I just read your answer to K.H. in the Oct/09 issue of Senior Living about being independent. I cannot see what is so great about cooking, dishwashing, cleaning, shopping and maintaining a current house. I live in Assisted Living where we have 185 suites. We are independent to come and go, invite friends overnight as well as for meals. (Right now, we have a special deal - three months free rent!). We have first-class meals, weekly cleaning and change of linen, free use of laundry room and service, and a full-size in-suite fridge.
There is entertainment, bus outings, parties and fun. We have volunteer drivers and taxis. We can also be alone in our suites, if we choose. If health conditions change, home care is available.
Those who stubbornly stay by themselves into their 80s, thinking they can keep old age at bay, are missing out. Better to plan and move, while you are still in good health, and make new friends. If you stay on your own for too long and your health declines, you could suddenly end up in 24-hour care, a very big change. Here, you are all in your own suites, with your own stuff and home care, as long as possible.
Thank you for a very informative letter about your new residence. It is unusual to hear a senior respond so positively to a change of living conditions. You seem to have made the perfect choice for you.
Age and health are two important factors in making a satisfactory change of residence. It is easier to accept new routines and relationships when we are mentally and physically active. This should be the determining reason rather than age. I agree that it’s important to plan early while choices are still available to lessen the impact of change.
W.P., your letter is an encouragement to anyone contemplating a move into Assisted Living.
I am a 67-year-old male in good health, divorced 12 years ago. I have three daughters and two sons, and five grandchildren living in the city. We have a good relationship.
So, why am I writing? Well, after 10 years in a wonderful relationship, my partner is leaving me. She says nothing is really wrong, but she wants to be free. This is really shaking me up. I had no idea she wasn’t happy. What can I do?
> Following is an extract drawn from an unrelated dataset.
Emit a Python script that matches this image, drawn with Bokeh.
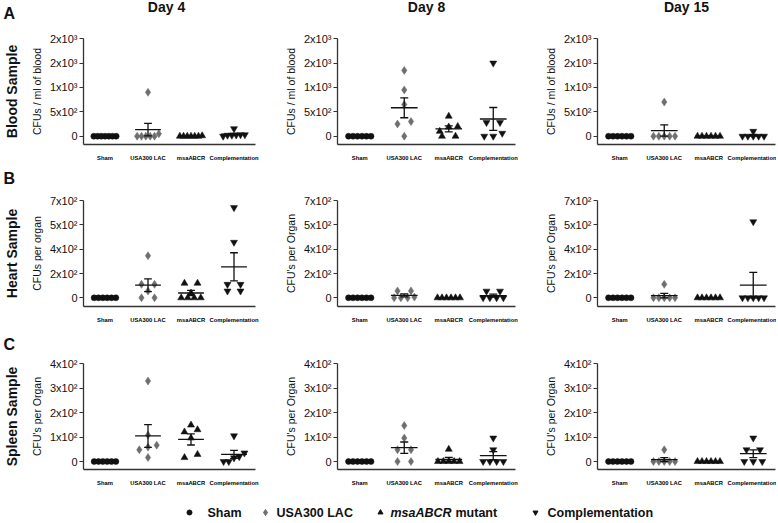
import math
import numpy as np
from bokeh.plotting import figure
from bokeh.models import FixedTicker, Range1d, ColumnDataSource, LinearAxis
from bokeh.layouts import row, column
from bokeh.embed import file_html
from bokeh.resources import INLINE
from bokeh.core.properties import value

# ---------------- data ----------------
groups = ["Sham", "USA300 LAC", "msaABCR", "Complementation"]
legend_labels = ["Sham", "USA300 LAC", "msaABCR", "Complementation"]
days = ["Day 4", "Day 8", "Day 15"]
samples = ["Blood Sample", "Heart Sample", "Spleen Sample"]
panel_letters = ["A", "B", "C"]

blood_ticks = [0, 500, 1000, 1500, 2000]
blood_tick_labels = ["0", "5x10²", "1x10³", "2x10³", "2x10³"]
heart_ticks = [0, 175, 350, 525, 700]
heart_tick_labels = ["0", "2x10²", "4x10²", "5x10²", "7x10²"]
spleen_ticks = [0, 100, 200, 300, 400]
spleen_tick_labels = ["0", "1x10²", "2x10²", "3x10²", "4x10²"]

blood_ylabels = ["CFUs / ml of blood", "CFUs / ml of blood", "CFUs / ml of blood"]
heart_ylabels = ["CFUs per organ", "CFU's per Organ", "CFU's per Organ"]
spleen_ylabels = ["CFU's per Organ", "CFU's per Organ", "CFU's per Organ"]

# Blood (CFUs / ml)
blood_d4_sham = [0, 0, 0, 0, 0, 0, 0]
blood_d4_usa = [900, 50, 0, 0, 0, 0, 0]
blood_d4_msa = [10, 0, 0, 0, 0, 0, 0]
blood_d4_comp = [155, 30, 30, 25, 20, 20, 0]
blood_d8_sham = [0, 0, 0, 0, 0, 0]
blood_d8_usa = [1350, 950, 650, 300, 250, 0]
blood_d8_msa = [410, 200, 190, 100, 0, 0]
blood_d8_comp = [1500, 280, 280, 60, 0, 0]
blood_d15_sham = [0, 0, 0, 0, 0, 0]
blood_d15_usa = [700, 0, 0, 0, 0, 0]
blood_d15_msa = [0, 0, 0, 0, 0, 0]
blood_d15_comp = [100, 0, 0, 0, 0, 0]

# Heart (CFUs per organ)
heart_d4_sham = [0, 0, 0, 0, 0, 0]
heart_d4_usa = [303, 97, 97, 49, 0, 0]
heart_d4_msa = [105, 105, 34, 0, 0, 0, 0]
heart_d4_comp = [650, 400, 97, 97, 49, 49]
heart_d8_sham = [0, 0, 0, 0, 0, 0]
heart_d8_usa = [50, 50, 5, 0, 0, 0]
heart_d8_msa = [0, 0, 0, 0, 0, 0]
heart_d8_comp = [48, 48, 0, 0, 0, 0]
heart_d15_sham = [0, 0, 0, 0, 0, 0]
heart_d15_usa = [97, 0, 0, 0, 0, 0]
heart_d15_msa = [0, 0, 0, 0, 0, 0]
heart_d15_comp = [548, 0, 0, 0, 0, 0]

# Spleen (CFU's per organ)
spleen_d4_sham = [0, 0, 0, 0, 0, 0]
spleen_d4_usa = [329, 108, 67, 59, 48, 16]
spleen_d4_msa = [149, 130, 121, 96, 29, 16]
spleen_d4_comp = [105, 35, 20, 15, 0, 0]
spleen_d8_sham = [0, 0, 0, 0, 0, 0]
spleen_d8_usa = [147, 96, 48, 48, 0, 0]
spleen_d8_msa = [50, 0, 0, 0, 0, 0]
spleen_d8_comp = [96, 48, 0, 0, 0, 0]
spleen_d15_sham = [0, 0, 0, 0, 0, 0]
spleen_d15_usa = [48, 0, 0, 0, 0, 0]
spleen_d15_msa = [0, 0, 0, 0, 0, 0]
spleen_d15_comp = [96, 48, 48, 0, 0, 0]

panels = [
    [[blood_d4_sham, blood_d4_usa, blood_d4_msa, blood_d4_comp],
     [blood_d8_sham, blood_d8_usa, blood_d8_msa, blood_d8_comp],
     [blood_d15_sham, blood_d15_usa, blood_d15_msa, blood_d15_comp]],
    [[heart_d4_sham, heart_d4_usa, heart_d4_msa, heart_d4_comp],
     [heart_d8_sham, heart_d8_usa, heart_d8_msa, heart_d8_comp],
     [heart_d15_sham, heart_d15_usa, heart_d15_msa, heart_d15_comp]],
    [[spleen_d4_sham, spleen_d4_usa, spleen_d4_msa, spleen_d4_comp],
     [spleen_d8_sham, spleen_d8_usa, spleen_d8_msa, spleen_d8_comp],
     [spleen_d15_sham, spleen_d15_usa, spleen_d15_msa, spleen_d15_comp]],
]
row_ticks = [blood_ticks, heart_ticks, spleen_ticks]
row_tick_labels = [blood_tick_labels, heart_tick_labels, spleen_tick_labels]
row_ylabels = [blood_ylabels, heart_ylabels, spleen_ylabels]

# ---------------- styling / layout ----------------
FONT = "Liberation Sans"
markers = ["circle", "diamond", "triangle", "inverted_triangle"]
marker_sizes = [6.0, 8.0, 7.0, 7.0]
marker_colors = ["#111111", "#6e6e6e", "#111111", "#111111"]

TOTAL_W = 776
COL_FIG_W = [260, 260, 256]
BORDER_L = 77
FRAME_W = 178
FRAME_H = 106
TOP_H = 24                         # strip with letter A + day titles
ROW_H = [146, 146, 143]
BORDER_T = [14, 14, 11]
GAP_H = [16, 20]                   # strips holding letters B and C
LETTER_Y = [11.5, 7.7, 8.0]        # letter centres, from the bottom of their strip
BOTTOM_PX = [8.3, 8.7, 8.0]        # gap between zero and x-axis, px
LEG_H = 26


def swarm_offsets(vals, px_y, px_x, gap_px=4.5, total_px=27.0, max_step_px=16.0):
    vals = np.asarray(vals, dtype=float)
    order = np.argsort(vals, kind="stable")
    offs = np.zeros(len(vals))
    rows_, cur = [], [order[0]]
    for i in order[1:]:
        if (vals[i] - vals[cur[-1]]) * px_y < gap_px:
            cur.append(i)
        else:
            rows_.append(cur)
            cur = [i]
    rows_.append(cur)
    for rw in rows_:
        k = len(rw)
        step = min(max_step_px, total_px / k)
        for j, i in enumerate(rw):
            offs[i] = (j - (k - 1) / 2.0) * step / px_x
    return offs


def blank_fig(w, h):
    f = figure(width=w, height=h, x_range=Range1d(0, w), y_range=Range1d(0, h),
               x_axis_type=None, y_axis_type=None,
               output_backend="svg", toolbar_location=None,
               min_border_left=0, min_border_right=0, min_border_top=0, min_border_bottom=0)
    f.xgrid.visible = False
    f.ygrid.visible = False
    f.outline_line_color = None
    f.background_fill_color = "white"
    f.border_fill_color = "white"
    return f


def make_panel(r, c):
    ticks = row_ticks[r]
    top = ticks[-1]
    span_px = FRAME_H - BOTTOM_PX[r]
    y_start = -BOTTOM_PX[r] / span_px * top
    y_end = top * 1.002
    px_y = FRAME_H / (y_end - y_start)
    px_x = FRAME_W / 4.0

    p = figure(width=COL_FIG_W[c], height=ROW_H[r],
               x_range=Range1d(-0.5, 3.5), y_range=Range1d(y_start, y_end),
               output_backend="svg", toolbar_location=None,
               min_border_left=BORDER_L,
               min_border_right=COL_FIG_W[c] - BORDER_L - FRAME_W,
               min_border_top=BORDER_T[r],
               min_border_bottom=ROW_H[r] - BORDER_T[r] - FRAME_H)
    p.outline_line_color = None
    p.xgrid.visible = False
    p.ygrid.visible = False
    p.background_fill_color = "white"
    p.border_fill_color = "white"

    p.xaxis.ticker = FixedTicker(ticks=[0, 1, 2, 3])
    p.xaxis.major_label_overrides = {i: g for i, g in enumerate(groups)}
    p.xaxis.major_label_text_font = FONT
    p.xaxis.major_label_text_font_size = "5.8px"
    p.xaxis.major_label_text_font_style = "bold"
    p.xaxis.major_label_text_color = "#000000"
    p.xaxis.major_tick_line_color = None
    p.xaxis.minor_tick_line_color = None
    p.xaxis.major_label_standoff = 4
    p.xaxis.axis_line_width = 1.3
    p.xaxis.axis_line_color = "#333333"

    p.yaxis.ticker = FixedTicker(ticks=ticks)
    p.yaxis.major_label_overrides = {t: l for t, l in zip(ticks, row_tick_labels[r])}
    p.yaxis.major_label_text_font = FONT
    p.yaxis.major_label_text_font_size = "11px"
    p.yaxis.major_label_text_color = "#111111"
    p.yaxis.major_tick_out = 4
    p.yaxis.major_tick_in = 0
    p.yaxis.major_tick_line_width = 1.2
    p.yaxis.major_tick_line_color = "#333333"
    p.yaxis.minor_tick_line_color = None
    p.yaxis.major_label_standoff = 2
    p.yaxis.axis_line_width = 1.3
    p.yaxis.axis_line_color = "#333333"
    p.yaxis.axis_label = row_ylabels[r][c]
    p.yaxis.axis_label_text_font = FONT
    p.yaxis.axis_label_text_font_size = "10.5px"
    p.yaxis.axis_label_text_font_style = "normal"
    p.yaxis.axis_label_text_color = "#111111"
    p.yaxis.axis_label_standoff = 4

    if c == 0:
        hdr = LinearAxis(ticker=FixedTicker(ticks=[]), axis_label=samples[r],
                         axis_label_text_font=FONT, axis_label_text_font_size="14px",
                         axis_label_text_font_style="bold", axis_label_text_color="#111111",
                         axis_label_standoff=8, axis_line_color=None,
                         major_tick_line_color=None, minor_tick_line_color=None,
                         major_tick_out=0, major_tick_in=0, major_label_standoff=0,
                         major_label_text_font_size="1px")
        p.add_layout(hdr, "left")

    for g, vals in enumerate(panels[r][c]):
        offs = swarm_offsets(vals, px_y, px_x)
        src = ColumnDataSource(dict(x=g + offs, y=vals))
        p.scatter("x", "y", source=src, marker=markers[g], size=marker_sizes[g],
                  fill_color=marker_colors[g], line_color=marker_colors[g], line_width=0.5)

    for g, vals in enumerate(panels[r][c]):
        v = np.asarray(vals, dtype=float)
        m = v.mean()
        sem = v.std(ddof=1) / math.sqrt(len(v))
        eb = ColumnDataSource(dict(
            x0=[g - 0.30, g, g - 0.09, g - 0.09],
            x1=[g + 0.30, g, g + 0.09, g + 0.09],
            y0=[m, m - sem, m + sem, m - sem],
            y1=[m, m + sem, m + sem, m - sem]))
        p.segment("x0", "y0", "x1", "y1", source=eb, line_color="#111111", line_width=1.3)
    return p


# ---------------- top strip: panel letter A + day titles ----------------
top = blank_fig(TOTAL_W, TOP_H)
day_centers = [BORDER_L + FRAME_W / 2,
               COL_FIG_W[0] + BORDER_L + FRAME_W / 2,
               COL_FIG_W[0] + COL_FIG_W[1] + BORDER_L + FRAME_W / 2]
top.text(x=day_centers, y=[17.3] * 3, text=days, text_font=value(FONT), text_font_size="14px",
         text_font_style="bold", text_align="center", text_baseline="middle",
         text_color="#111111")
top.text(x=[3], y=[LETTER_Y[0]], text=[panel_letters[0]], text_font=value(FONT),
         text_font_size="16px", text_font_style="bold", text_align="left",
         text_baseline="middle", text_color="#111111")

# ---------------- rows with letter strips between them ----------------
items = [top]
for r in range(3):
    if r > 0:
        gap = blank_fig(TOTAL_W, GAP_H[r - 1])
        gap.text(x=[3], y=[LETTER_Y[r]], text=[panel_letters[r]], text_font=value(FONT),
                 text_font_size="16px", text_font_style="bold", text_align="left",
                 text_baseline="middle", text_color="#111111")
        items.append(gap)
    items.append(row(*[make_panel(r, c) for c in range(3)], spacing=0))

# ---------------- legend strip ----------------
leg = blank_fig(TOTAL_W, LEG_H)
leg_marker_x = [189, 265, 380, 535]
leg_text_x = [207, 276, 390, 547]
leg_y = 9
leg_sizes = [5, 6, 5, 5]
for g in range(4):
    leg.scatter(x=[leg_marker_x[g]], y=[leg_y], marker=markers[g], size=leg_sizes[g],
                fill_color=marker_colors[g], line_color=marker_colors[g])
for g in range(4):
    style = "bold italic" if g == 2 else "bold"
    leg.text(x=[leg_text_x[g]], y=[leg_y], text=[legend_labels[g]], text_font=value(FONT),
             text_font_size="12.5px", text_font_style=style, text_baseline="middle",
             text_align="left", text_color="#111111")
leg.text(x=[leg_text_x[2] + 65], y=[leg_y], text=["mutant"], text_font=value(FONT),
         text_font_size="12.5px", text_font_style="bold", text_baseline="middle",
         text_align="left", text_color="#111111")
items.append(leg)

layout = column(*items, spacing=0)
open("out.html", "w").write(file_html(layout, INLINE))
It sounds like this break-up is unexpected and a great shock to you. Perhaps she has taken some time to make the decision, and kept you unaware.
You haven’t commented on your communication with your partner. This may help you to get to the heart of the problem. Make a time and place where you can have a long uninterrupted discussion. If this does not work for you, then consider counselling. Both volunteer and registered counselling is available.
Break-ups are not usually over new problems but, rather, concern long-standing issues. Has there been an issue over the years that has not been satisfactorily resolved?
Somehow, it impresses me that you have so little detail. Be prepared, a counsellor will deal with every aspect of your relationship. For satisfactory results, there should be no hidden agendas!